┌──
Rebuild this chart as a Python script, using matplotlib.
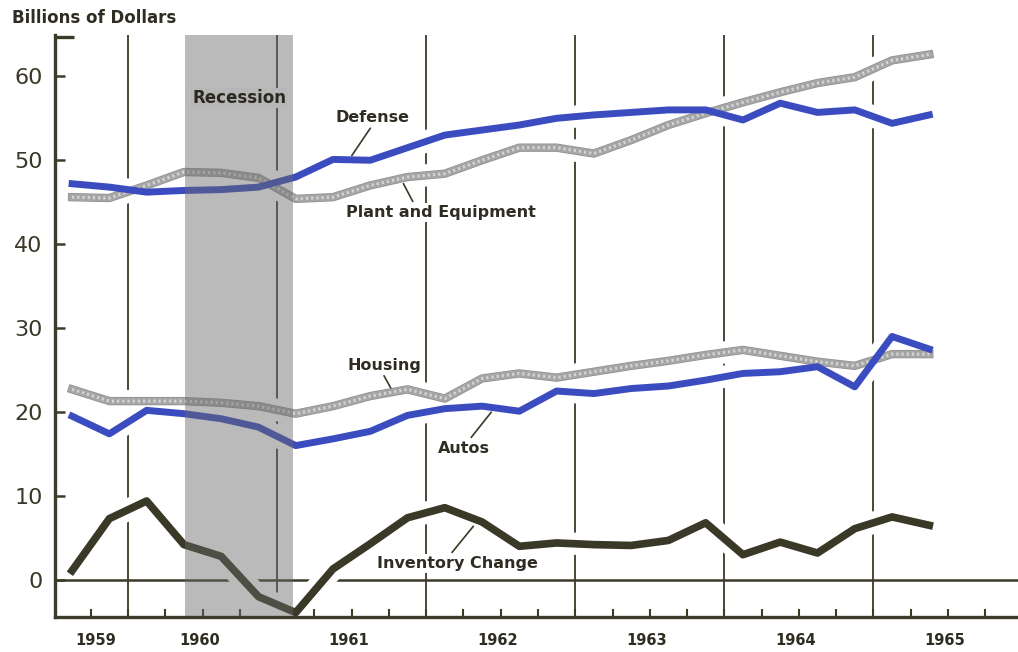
import matplotlib.pyplot as plt
import matplotlib.patheffects as pe
import numpy as np

# quarterly data, 1959 Q3 - 1965 Q2 (billions of dollars)
quarters = [(1959, 3), (1959, 4),
            (1960, 1), (1960, 2), (1960, 3), (1960, 4),
            (1961, 1), (1961, 2), (1961, 3), (1961, 4),
            (1962, 1), (1962, 2), (1962, 3), (1962, 4),
            (1963, 1), (1963, 2), (1963, 3), (1963, 4),
            (1964, 1), (1964, 2), (1964, 3), (1964, 4),
            (1965, 1), (1965, 2)]
defense = [47.2, 46.8, 46.2, 46.4, 46.5, 46.8, 48.0, 50.1, 50.0, 51.5, 53.0, 53.6,
           54.2, 55.0, 55.4, 55.7, 56.0, 56.0, 54.8, 56.8, 55.7, 56.0, 54.4, 55.4]
plant_equipment = [45.6, 45.5, 47.0, 48.6, 48.5, 47.9, 45.4, 45.6, 47.0, 48.0, 48.4, 50.0,
                   51.5, 51.5, 50.8, 52.4, 54.2, 55.6, 56.9, 58.1, 59.2, 59.9, 61.9, 62.6]
housing = [22.7, 21.3, 21.3, 21.3, 21.1, 20.7, 19.8, 20.7, 21.9, 22.7, 21.6, 24.0,
           24.6, 24.1, 24.8, 25.5, 26.1, 26.8, 27.4, 26.7, 26.0, 25.5, 26.9, 26.9]
autos = [19.5, 17.4, 20.2, 19.8, 19.2, 18.2, 16.0, 16.8, 17.7, 19.6, 20.4, 20.7,
         20.1, 22.5, 22.2, 22.8, 23.1, 23.8, 24.6, 24.8, 25.4, 23.0, 29.0, 27.5]
inventory = [1.1, 7.3, 9.4, 4.2, 2.8, -2.0, -3.9, 1.3, 4.3, 7.4, 8.6, 6.9,
             4.0, 4.4, 4.2, 4.1, 4.7, 6.8, 3.0, 4.5, 3.2, 6.1, 7.5, 6.5]
years = [1959, 1960, 1961, 1962, 1963, 1964, 1965]
recession = (1960.38, 1961.11)

x = np.array([y + (q - 1) / 4 + 0.125 for y, q in quarters])

ink = '#3c3a28'
blue = '#3b4cc0'
dark = '#3a3826'

fig = plt.figure(figsize=(10.18, 6.52), dpi=100)
ax = fig.add_axes([0.054, 0.054, 0.946, 0.892])
ax.set_xlim(1959.51, 1965.97)
ax.set_ylim(-4.4, 64.9)

# year dividers and zero line
for yr in years[1:]:
    ax.axvline(yr, color=ink, lw=1.3, zorder=1.5)
ax.axhline(0, color=ink, lw=1.8, zorder=1.5)

# white gaps where the grid meets the data lines
for s in [defense, plant_equipment, housing, autos, inventory]:
    ax.plot(x, s, color='white', lw=16, solid_capstyle='butt', zorder=2)

# halftone-like gray lines
gray_fx = [pe.Stroke(linewidth=6.0, foreground='#8e8e8e'), pe.Normal()]
for s in [plant_equipment, housing]:
    ax.plot(x, s, color='#a6a6a6', lw=5.0, zorder=3, path_effects=gray_fx)
    ax.plot(x, s, color='#d6d6d6', lw=2.2, ls=(0, (0.7, 1.0)), zorder=3.1)
ax.plot(x, defense, color=blue, lw=5, zorder=3.2)
ax.plot(x, autos, color=blue, lw=5, zorder=3.2)
ax.plot(x, inventory, color=dark, lw=5.5, zorder=3.2)

ax.axvspan(recession[0], recession[1], color='#6a6a6a', alpha=0.46, lw=0, zorder=4)
ax.text(sum(recession) / 2, 57.4, 'Recession', ha='center', va='center', fontsize=12,
        fontweight='bold', color='#2a2820', zorder=6,
        bbox=dict(facecolor='#b7b7b7', edgecolor='none', pad=1))

lab = dict(fontsize=11.5, fontweight='bold', color='#2f2d22', zorder=6,
           ha='center', va='center')
box = dict(facecolor='white', edgecolor='none', pad=1.5)
arrow = dict(arrowstyle='-', color=dark, lw=1.2, shrinkA=1, shrinkB=4)
ax.annotate('Defense', xy=(1961.48, 50.0), xytext=(1961.64, 55.1),
            arrowprops=dict(arrow, relpos=(0.5, 0)), bbox=box, **lab)
ax.annotate('Plant and Equipment', xy=(1961.83, 47.8), xytext=(1962.10, 43.8),
            arrowprops=dict(arrow, relpos=(0.36, 1)), bbox=box, **lab)
ax.annotate('Housing', xy=(1961.78, 22.3), xytext=(1961.72, 25.6),
            arrowprops=dict(arrow, relpos=(0.47, 0)), bbox=box, **lab)
ax.annotate('Autos', xy=(1962.46, 20.5), xytext=(1962.25, 15.7),
            arrowprops=dict(arrow, relpos=(0.6, 1)), bbox=box, **lab)
ax.annotate('Inventory Change', xy=(1962.34, 6.9), xytext=(1962.21, 2.0),
            arrowprops=dict(arrow, relpos=(0.45, 1)), bbox=box, **lab)

# axes styling
for side in ['top', 'right']:
    ax.spines[side].set_visible(False)
for side in ['left', 'bottom']:
    ax.spines[side].set_linewidth(2.4)
    ax.spines[side].set_color(ink)
    ax.spines[side].set_zorder(5)

ax.set_yticks(np.arange(0, 61, 10))
ax.set_yticks([64.7], minor=True)
ax.tick_params(axis='y', which='major', direction='in', length=7, width=1.8,
               color=ink, labelsize=16, labelcolor='#3a3828', pad=9)
ax.tick_params(axis='y', which='minor', direction='in', length=14, width=2.4, color=ink)

label_pos = [1959.78] + [y + 0.48 for y in years[1:]]
ax.set_xticks(label_pos)
ax.set_xticklabels([str(y) for y in years])
ax.set_xticks(np.arange(1959.75, 1966, 0.25), minor=True)
ax.tick_params(axis='x', which='major', length=0, labelsize=10.5, pad=12,
               labelcolor='#2f2d22')
ax.tick_params(axis='x', which='minor', direction='in', length=6, width=1.5, color=ink)
for t in ax.get_xticklabels():
    t.set_fontweight('bold')

fig.text(0.012, 0.972, 'Billions of Dollars', fontsize=12, fontweight='bold',
         color='#2f2d22', ha='left', va='center')

fig.savefig('out.png', dpi=100)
└──
Skipping the pictures, transcribe each line above exactly as it appears.

Rebuild this chart as a Python script, using matplotlib.
import matplotlib.pyplot as plt
import matplotlib.patheffects as pe
import numpy as np

# quarterly data, 1959 Q3 - 1965 Q2 (billions of dollars)
quarters = [(1959, 3), (1959, 4),
            (1960, 1), (1960, 2), (1960, 3), (1960, 4),
            (1961, 1), (1961, 2), (1961, 3), (1961, 4),
            (1962, 1), (1962, 2), (1962, 3), (1962, 4),
            (1963, 1), (1963, 2), (1963, 3), (1963, 4),
            (1964, 1), (1964, 2), (1964, 3), (1964, 4),
            (1965, 1), (1965, 2)]
defense = [47.2, 46.8, 46.2, 46.4, 46.5, 46.8, 48.0, 50.1, 50.0, 51.5, 53.0, 53.6,
           54.2, 55.0, 55.4, 55.7, 56.0, 56.0, 54.8, 56.8, 55.7, 56.0, 54.4, 55.4]
plant_equipment = [45.6, 45.5, 47.0, 48.6, 48.5, 47.9, 45.4, 45.6, 47.0, 48.0, 48.4, 50.0,
                   51.5, 51.5, 50.8, 52.4, 54.2, 55.6, 56.9, 58.1, 59.2, 59.9, 61.9, 62.6]
housing = [22.7, 21.3, 21.3, 21.3, 21.1, 20.7, 19.8, 20.7, 21.9, 22.7, 21.6, 24.0,
           24.6, 24.1, 24.8, 25.5, 26.1, 26.8, 27.4, 26.7, 26.0, 25.5, 26.9, 26.9]
autos = [19.5, 17.4, 20.2, 19.8, 19.2, 18.2, 16.0, 16.8, 17.7, 19.6, 20.4, 20.7,
         20.1, 22.5, 22.2, 22.8, 23.1, 23.8, 24.6, 24.8, 25.4, 23.0, 29.0, 27.5]
inventory = [1.1, 7.3, 9.4, 4.2, 2.8, -2.0, -3.9, 1.3, 4.3, 7.4, 8.6, 6.9,
             4.0, 4.4, 4.2, 4.1, 4.7, 6.8, 3.0, 4.5, 3.2, 6.1, 7.5, 6.5]
years = [1959, 1960, 1961, 1962, 1963, 1964, 1965]
recession = (1960.38, 1961.11)

x = np.array([y + (q - 1) / 4 + 0.125 for y, q in quarters])

ink = '#3c3a28'
blue = '#3b4cc0'
dark = '#3a3826'

fig = plt.figure(figsize=(10.18, 6.52), dpi=100)
ax = fig.add_axes([0.054, 0.054, 0.946, 0.892])
ax.set_xlim(1959.51, 1965.97)
ax.set_ylim(-4.4, 64.9)

# year dividers and zero line
for yr in years[1:]:
    ax.axvline(yr, color=ink, lw=1.3, zorder=1.5)
ax.axhline(0, color=ink, lw=1.8, zorder=1.5)

# white gaps where the grid meets the data lines
for s in [defense, plant_equipment, housing, autos, inventory]:
    ax.plot(x, s, color='white', lw=16, solid_capstyle='butt', zorder=2)

# halftone-like gray lines
gray_fx = [pe.Stroke(linewidth=6.0, foreground='#8e8e8e'), pe.Normal()]
for s in [plant_equipment, housing]:
    ax.plot(x, s, color='#a6a6a6', lw=5.0, zorder=3, path_effects=gray_fx)
    ax.plot(x, s, color='#d6d6d6', lw=2.2, ls=(0, (0.7, 1.0)), zorder=3.1)
ax.plot(x, defense, color=blue, lw=5, zorder=3.2)
ax.plot(x, autos, color=blue, lw=5, zorder=3.2)
ax.plot(x, inventory, color=dark, lw=5.5, zorder=3.2)

ax.axvspan(recession[0], recession[1], color='#6a6a6a', alpha=0.46, lw=0, zorder=4)
ax.text(sum(recession) / 2, 57.4, 'Recession', ha='center', va='center', fontsize=12,
        fontweight='bold', color='#2a2820', zorder=6,
        bbox=dict(facecolor='#b7b7b7', edgecolor='none', pad=1))

lab = dict(fontsize=11.5, fontweight='bold', color='#2f2d22', zorder=6,
           ha='center', va='center')
box = dict(facecolor='white', edgecolor='none', pad=1.5)
arrow = dict(arrowstyle='-', color=dark, lw=1.2, shrinkA=1, shrinkB=4)
ax.annotate('Defense', xy=(1961.48, 50.0), xytext=(1961.64, 55.1),
            arrowprops=dict(arrow, relpos=(0.5, 0)), bbox=box, **lab)
ax.annotate('Plant and Equipment', xy=(1961.83, 47.8), xytext=(1962.10, 43.8),
            arrowprops=dict(arrow, relpos=(0.36, 1)), bbox=box, **lab)
ax.annotate('Housing', xy=(1961.78, 22.3), xytext=(1961.72, 25.6),
            arrowprops=dict(arrow, relpos=(0.47, 0)), bbox=box, **lab)
ax.annotate('Autos', xy=(1962.46, 20.5), xytext=(1962.25, 15.7),
            arrowprops=dict(arrow, relpos=(0.6, 1)), bbox=box, **lab)
ax.annotate('Inventory Change', xy=(1962.34, 6.9), xytext=(1962.21, 2.0),
            arrowprops=dict(arrow, relpos=(0.45, 1)), bbox=box, **lab)

# axes styling
for side in ['top', 'right']:
    ax.spines[side].set_visible(False)
for side in ['left', 'bottom']:
    ax.spines[side].set_linewidth(2.4)
    ax.spines[side].set_color(ink)
    ax.spines[side].set_zorder(5)

ax.set_yticks(np.arange(0, 61, 10))
ax.set_yticks([64.7], minor=True)
ax.tick_params(axis='y', which='major', direction='in', length=7, width=1.8,
               color=ink, labelsize=16, labelcolor='#3a3828', pad=9)
ax.tick_params(axis='y', which='minor', direction='in', length=14, width=2.4, color=ink)

label_pos = [1959.78] + [y + 0.48 for y in years[1:]]
ax.set_xticks(label_pos)
ax.set_xticklabels([str(y) for y in years])
ax.set_xticks(np.arange(1959.75, 1966, 0.25), minor=True)
ax.tick_params(axis='x', which='major', length=0, labelsize=10.5, pad=12,
               labelcolor='#2f2d22')
ax.tick_params(axis='x', which='minor', direction='in', length=6, width=1.5, color=ink)
for t in ax.get_xticklabels():
    t.set_fontweight('bold')

fig.text(0.012, 0.972, 'Billions of Dollars', fontsize=12, fontweight='bold',
         color='#2f2d22', ha='left', va='center')

fig.savefig('out.png', dpi=100)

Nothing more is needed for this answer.